The Things We Carry: Exploring Memory and Meaning in Vietnamese Australian Lives

Sheila Ngoc Pham - The Things We Carry

The Things We Carry, hosted by writer Sheila Ngoc Pham, the night will feature live music from Nostalgia, a local Vietnamese traditional music band, spoken word performances, storytelling and a panel discussion featuring poets Antoinette Luu and Annabella Luu, psychologist Chris Tran, and storyteller Thang Luong. Source: Supplied / Carolina Tangerina @casceru

Fifty years after the fall of Saigon, a new event in Western Sydney invites reflection on the legacy of the Vietnam War—not just as a historical moment, but as a lived experience that continues to shape lives across generations in Australia.


Curated by writer and producer Sheila Ngoc Pham, The Things We Carry is a one-night-only program blending stories, poetry, and live music. Held at Riverside Theatres in Parramatta, the event brings together Vietnamese Australians—from first-generation refugees to younger artists and musicians, to reflect on memory, migration and identity.

“It seemed like an important milestone to acknowledge,” said Pham. “Because it's 50 years, and that's a very significant time period in Australian history. I mean, Australia is only 230 years old, and so now the Vietnamese have become part of its history for half a century.”

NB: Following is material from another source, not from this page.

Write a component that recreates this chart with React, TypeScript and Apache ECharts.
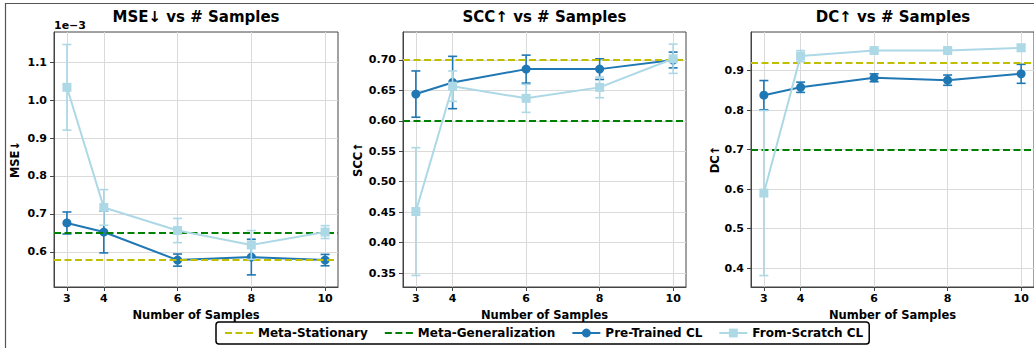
import React, { useEffect, useRef } from "react";
import * as echarts from "echarts";

// ---- data ----
const samples = [3, 4, 6, 8, 10];

// MSE values shown in units of 1e-3
const msePre = [0.676, 0.652, 0.578, 0.586, 0.578];
const msePreErr = [0.029, 0.055, 0.016, 0.047, 0.015];
const mseScratch = [1.034, 0.717, 0.656, 0.618, 0.652];
const mseScratchErr = [0.113, 0.047, 0.032, 0.038, 0.017];
const mseStationary = 0.58;
const mseGeneralization = 0.651;
const mseTicks = [0.6, 0.7, 0.8, 0.9, 1.0, 1.1];

const sccPre = [0.644, 0.663, 0.685, 0.685, 0.7];
const sccPreErr = [0.038, 0.043, 0.023, 0.017, 0.013];
const sccScratch = [0.451, 0.657, 0.637, 0.655, 0.702];
const sccScratchErr = [0.105, 0.025, 0.023, 0.017, 0.024];
const sccStationary = 0.704;
const sccGeneralization = 0.603;
const sccTicks = [0.35, 0.4, 0.45, 0.5, 0.55, 0.6, 0.65, 0.7];

const dcPre = [0.838, 0.858, 0.882, 0.876, 0.892];
const dcPreErr = [0.037, 0.013, 0.01, 0.013, 0.024];
const dcScratch = [0.59, 0.937, 0.951, 0.951, 0.958];
const dcScratchErr = [0.209, 0.014, 0.004, 0.004, 0.008];
const dcStationary = 0.918;
const dcGeneralization = 0.7;
const dcTicks = [0.4, 0.5, 0.6, 0.7, 0.8, 0.9];

const PRE = "#1f77b4";
const SCRATCH = "#add8e6";
const YEL = "#bfbf00";
const GRN = "#008000";
const FONT = "DejaVu Sans";

const panels = [
  { title: "MSE↓ vs # Samples", yName: "MSE↓", pre: msePre, preErr: msePreErr, sc: mseScratch, scErr: mseScratchErr, stat: mseStationary, gen: mseGeneralization, ticks: mseTicks, ymin: 0.507, ymax: 1.18, dec: 1, left: 54, width: 284, nameGap: 33 },
  { title: "SCC↑ vs # Samples", yName: "SCC↑", pre: sccPre, preErr: sccPreErr, sc: sccScratch, scErr: sccScratchErr, stat: sccStationary, gen: sccGeneralization, ticks: sccTicks, ymin: 0.327, ymax: 0.746, dec: 2, left: 403, width: 283, nameGap: 39 },
  { title: "DC↑ vs # Samples", yName: "DC↑", pre: dcPre, preErr: dcPreErr, sc: dcScratch, scErr: dcScratchErr, stat: dcStationary, gen: dcGeneralization, ticks: dcTicks, ymin: 0.352, ymax: 0.998, dec: 1, left: 751, width: 284, nameGap: 30 },
];

const TOP = 32;
const HEIGHT = 255;

function errRender(color: string) {
  return (params: any, api: any) => {
    const x = api.value(0);
    const lo = api.value(1);
    const hi = api.value(2);
    const p1 = api.coord([x, lo]);
    const p2 = api.coord([x, hi]);
    const cw = 4.5;
    const style = { stroke: color, lineWidth: 1.6 };
    return {
      type: "group",
      children: [
        { type: "line", shape: { x1: p1[0], y1: p1[1], x2: p2[0], y2: p2[1] }, style },
        { type: "line", shape: { x1: p1[0] - cw, y1: p1[1], x2: p1[0] + cw, y2: p1[1] }, style },
        { type: "line", shape: { x1: p2[0] - cw, y1: p2[1], x2: p2[0] + cw, y2: p2[1] }, style },
      ],
    };
  };
}

export default function App() {
  const ref = useRef<HTMLDivElement>(null);
  useEffect(() => {
    if (!ref.current) return;
    const chart = echarts.init(ref.current, undefined, { renderer: "svg" });
    const grid: any[] = [];
    const xAxis: any[] = [];
    const yAxis: any[] = [];
    const series: any[] = [];
    const graphic: any[] = [];

    panels.forEach((p, i) => {
      grid.push({ left: p.left, top: TOP, width: p.width, height: HEIGHT, show: true, borderColor: "#444", borderWidth: 1, backgroundColor: "transparent" });
      xAxis.push({
        type: "value", gridIndex: i, min: 2.65, max: 10.35,
        name: "Number of Samples", nameLocation: "middle", nameGap: 19,
        nameTextStyle: { fontFamily: FONT, fontWeight: "bold", fontSize: 11.5, color: "#000" },
        axisLine: { show: true, onZero: false, lineStyle: { color: "#444", width: 1 } },
        axisTick: { show: true, length: 4, customValues: samples, lineStyle: { color: "#444" } },
        axisLabel: { customValues: samples, margin: 6, fontFamily: FONT, fontWeight: "bold", fontSize: 11, color: "#000", formatter: (v: number) => String(v) },
        splitLine: { show: true, lineStyle: { color: "#dadada", width: 1 } },
      });
      yAxis.push({
        type: "value", gridIndex: i, min: p.ymin, max: p.ymax,
        name: p.yName, nameLocation: "middle", nameRotate: 90, nameGap: p.nameGap,
        nameTextStyle: { fontFamily: FONT, fontWeight: "bold", fontSize: 11.5, color: "#000" },
        axisLine: { show: true, onZero: false, lineStyle: { color: "#444", width: 1 } },
        axisTick: { show: true, length: 4, customValues: p.ticks, lineStyle: { color: "#444" } },
        axisLabel: { customValues: p.ticks, margin: 7, fontFamily: FONT, fontWeight: "bold", fontSize: 11, color: "#000", formatter: (v: number) => v.toFixed(p.dec) },
        splitLine: { show: true, lineStyle: { color: "#dadada", width: 1 } },
      });
      const dashStyle = (c: string) => ({ color: c, width: 2, type: [7, 3.5] });
      series.push({
        name: "Meta-Stationary", type: "line", xAxisIndex: i, yAxisIndex: i, data: [], symbol: "none",
        lineStyle: dashStyle(YEL), itemStyle: { color: YEL }, z: 1,
        markLine: { silent: true, symbol: "none", label: { show: false }, lineStyle: dashStyle(YEL), data: [{ yAxis: p.stat }] },
      });
      series.push({
        name: "Meta-Generalization", type: "line", xAxisIndex: i, yAxisIndex: i, data: [], symbol: "none",
        lineStyle: dashStyle(GRN), itemStyle: { color: GRN }, z: 1,
        markLine: { silent: true, symbol: "none", label: { show: false }, lineStyle: dashStyle(GRN), data: [{ yAxis: p.gen }] },
      });
      series.push({
        name: "Pre-Trained CL err", type: "custom", xAxisIndex: i, yAxisIndex: i, z: 3,
        renderItem: errRender(PRE), encode: { x: 0, y: [1, 2] },
        data: samples.map((x, k) => [x, p.pre[k] - p.preErr[k], p.pre[k] + p.preErr[k]]),
      });
      series.push({
        name: "Pre-Trained CL", type: "line", xAxisIndex: i, yAxisIndex: i, z: 4,
        data: samples.map((x, k) => [x, p.pre[k]]),
        symbol: "circle", symbolSize: 9, lineStyle: { color: PRE, width: 2 }, itemStyle: { color: PRE },
      });
      series.push({
        name: "From-Scratch CL err", type: "custom", xAxisIndex: i, yAxisIndex: i, z: 5,
        renderItem: errRender(SCRATCH), encode: { x: 0, y: [1, 2] },
        data: samples.map((x, k) => [x, p.sc[k] - p.scErr[k], p.sc[k] + p.scErr[k]]),
      });
      series.push({
        name: "From-Scratch CL", type: "line", xAxisIndex: i, yAxisIndex: i, z: 6,
        data: samples.map((x, k) => [x, p.sc[k]]),
        symbol: "rect", symbolSize: 9, lineStyle: { color: SCRATCH, width: 2 }, itemStyle: { color: SCRATCH },
      });
      graphic.push({
        type: "text", x: p.left + p.width / 2, y: 17,
        style: { text: p.title, fontFamily: FONT, fontWeight: "bold", fontSize: 15, fill: "#000", textAlign: "center", textVerticalAlign: "middle" },
      });
    });

    graphic.push({
      type: "text", x: 54, y: 25,
      style: { text: "1e−3", fontFamily: FONT, fontWeight: "bold", fontSize: 11, fill: "#000", textAlign: "left", textVerticalAlign: "middle" },
    });
    graphic.push({ type: "line", shape: { x1: 5, y1: 3.5, x2: 1034, y2: 3.5 }, style: { stroke: "#555", lineWidth: 1.2 } });
    graphic.push({ type: "line", shape: { x1: 5.5, y1: 3, x2: 5.5, y2: 348 }, style: { stroke: "#555", lineWidth: 1.2 } });

    chart.setOption({
      animation: false,
      backgroundColor: "#fff",
      grid, xAxis, yAxis, series, graphic,
      legend: {
        data: [
          { name: "Meta-Stationary", itemStyle: { opacity: 0 } },
          { name: "Meta-Generalization", itemStyle: { opacity: 0 } },
          { name: "Pre-Trained CL" },
          { name: "From-Scratch CL" },
        ],
        left: 216, top: 322, orient: "horizontal",
        itemWidth: 28, itemHeight: 11, itemGap: 16,
        padding: [5, 6, 5, 8],
        borderColor: "#000", borderWidth: 1.5, borderRadius: 3,
        textStyle: { fontFamily: FONT, fontWeight: "bold", fontSize: 12, color: "#000" },
      },
    });
    return () => chart.dispose();
  }, []);
  return <div ref={ref} style={{ position: "fixed", left: 0, top: 0, width: 1034, height: 348, background: "#fff" }} />;
}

For Pham, the event is both personal and collective. As the daughter of Vietnamese refugees, she has long explored cultural memory through storytelling, radio, and the stage. She is working on her latest play—set in Saigon in 1971 and Sydney in the early 2000s—provided the creative spark to convene a broader conversation.

“It seemed like the right time to bring people together to the theatre that I've been working with,” she said. “To bring different voices as well.”

The line-up includes a diverse mix of Vietnamese Australian artists: poets Annabella and Antoinette Luu, writer Chris Tran, whose Chinese Vietnamese family arrived after the war, alongside Thang Luong, one of the first refugees to arrive in 1975. Live music will come from Nostalgia, a multi-generational Vietnamese ensemble.

“I think the night is a night of reflection,” said Pham, “to just think about how we got to where we are now as a Vietnamese community in Sydney.”

But The Things We Carry is more than a showcase. It’s also an intervention. According to Pham, generational gaps and cultural rifts persist within the Vietnamese Australian community.

“One of the struggles of the Vietnamese community is... we're talking across the generations,” she said. “And also there is a struggle I think as well with the older Vietnamese who came as refugees, and then the Vietnamese who have come later as more recent migrants in the last 20 years. To me, the community seems quite divided in some ways.”

In response, Pham hopes the event offers a space of connection, not only for Vietnamese Australians of all backgrounds, but for those who might feel out of place elsewhere.

“I would hope that it brings together different kinds of people who may not feel comfortable in other spaces,” she said, “but are interested, especially if they're Vietnamese, in knowing more about their history and where their families came from.”

The title of the event The Things We Carry is a deliberate nod to Tim O’Brien’s acclaimed book The Things They Carried, which recounts the Vietnam War from the perspective of American soldiers. Pham says it’s time to flip that narrative.

“When I was looking for a title, I thought about that book,” she said. “Other perspectives on the war are often prioritised over the Vietnamese perspective, especially the Southern Vietnamese perspective. So I took the title and made it The Things We Carry, and the ‘we’ is the Vietnamese community in Australia.”

But it’s not just about naming. Pham also wants to reshape how we think about what it means to ‘carry’.

“To talk about it, it’s for one thing, it's not in the past for us,” she said. “It’s the things we carry not the things we carried. But the things we carry are not always a burden. We carry our family histories and stories, and those can also be very powerful. It’s not just the challenge. For me, it’s a great honour to be able to carry these stories and help broaden understanding in the local community, because the Vietnamese have become a very significant group in Australia's story.”

That “we” includes not only the original refugees who fled the war, but also their children and grandchildren, those born here or arriving more recently, still navigating questions of identity, belonging, and intergenerational memory.

“Even though a lot of people don't want to think about things like the war and put the past behind them,” said Pham, “it's very important history in the world, actually. The Vietnam War also had a really big impact in Australia, among the generations here as well.”

As the lights go up at Riverside Theatre on Tuesday, 15 April, will invite all of us, Vietnamese or not, to pause, reflect, and listen.